Барков пародирует и мотивы прославления геройских подвигов:

Коликих ты достоин од!
Ни рвы, ни камни, ни вершины,
Ни адска челюсть, ни стремнины
Сдержать не могут твой поход.13

Другая ода Баркова пародирует традиционное обращение к императрице. Он называет свой «предмет» — «всеобщая людей отрада» и «веселостей всех мать» и продолжает:

Начало жизней и прохлада,
Тебя хочу я прославлять!
Тебе воздвигну храмы многи
И позлащенные чертоги
Созижду в честь твоих доброт.14

Пускается в ход мифология:

Куда лишь взор ни обратится,
Трехглавый Цербер устрашится,
Оставит храбрость Геркулес;
Плутон во аде с бородою,
Нептун в пучине с острогою
Не учинят таких чудес...15

Барков пародирует даже привычные для Ломоносова «натур­философские» обобщения и примеры. В «Оде Приапу» он умуд­ряется использовать теорию Ломоносова о процессах в верхних слоях атмосферы («Пары вверху над нами трутся»).

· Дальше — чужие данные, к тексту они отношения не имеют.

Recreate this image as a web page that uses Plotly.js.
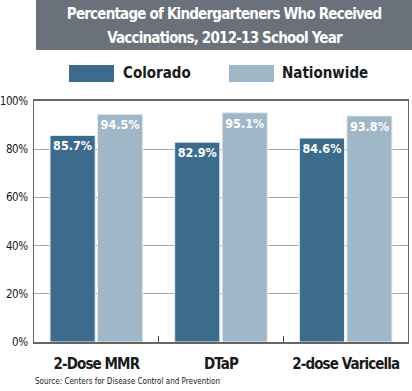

Если у Ломоносова в Оде 1747 года («Царей и царств земных отрада...» ):

Коль многи смертным неизвестны
Творит натура чудеса,
Где, густостью животным тесны,
Стоят глубокие леса!

То у Баркова:

Животные, что обитают
В земле, в морях, в лесах везде,
Они нам правду подтверждают...

Барков пародирует традиционное обращение К Музам:

Парнасских девок презираю!
Не к ним теперь мой дух лежит.
Я Феба здесь не призываю...

Он обращается к своему вдохновителю Приапу: «Взволнуй мне кровь витийским жаром!» Барков не только снижает одический стиль, воспевая «низкие» предметы, но и переносит действие своих од в низкую социальную среду («Ода кулашному бойцу», «Ода Фомину понедельнику», «Описание утренней зари»). Если у Ломо­носова в Оде 1746 года («На верьх Парнасских гор прекрасный...»):

О день блаженный, день избранный
Для счастия полночных стран! —

то в «Оде Фомину понедельнику» у Баркова:

О день сладчайший, день избранный!
Тебя посадские все чтут.

В оде «Описание утренней зари» Барков переносит события на скромный чердак, где происходит потасовка с участием ревнивого мужа. Бурлескное начало пародирует торжественный зачин ломо­носовской Оды 1748 года («Заря багряною рукою ...»). У Баркова:

Уже заря багряный путь
Открыла дремлющим зеницам;
Прохладный ветер начал дуть
Под юбки бабам и девицам...

Ломоносовские выражения служат для описания кабацкой обста­новки и кабацких нравов:

Что бьет за страшный шум в мой слух?
Чердак, подклеть и спальня воет...

Барков сознательно ориентируется на простонародную аудиторию, выступая как продолжатель вымирающих в XVIII веке скоморохов.
В «Оде кулашному бойцу» он даже называет типичный для скомо­рохов смычковый народный инструмент — трехструнный «гудок»:

Гудок на лиру принимаю,
В кабак входя, не на Парнас.
Кричу и глотку раздираю,
С бурлаками взнося мой глас.
Ударьте в бубны, барабаны,
Удалы добры молодцы,
В торелки, лотки и стаканы,
Фабришны славные певцы.
Трух-рух сыра земля с горами,
Трехнись синё морё...

Главное отличие пародий Баркова от «вздорных од» Сумарокова состоит в том, что они не приводят к абсурду художественные средства и образный строй ломоносовской оды, а лишь травестируют их содержание, перенося его в другую среду.16 Оды Баркова могли восприниматься и как бурлеск. Этим, возможно, объясняется терпимое отношение к ним самого Ломоносова. Автор «Гимна бо­роде» не мог особенно гневаться на такое применение его одического стиля. Мы не располагаем ни одним свидетельством, что Ломоносов высказывал какое-либо недовольство Барковым, которому он всегда
покровительствовал. Другое дело Сумароков, постоянно жаловав­шийся на Баркова и негодовавший на его пародии.17 Но и пародии Баркова на Сумарокова были другого рода.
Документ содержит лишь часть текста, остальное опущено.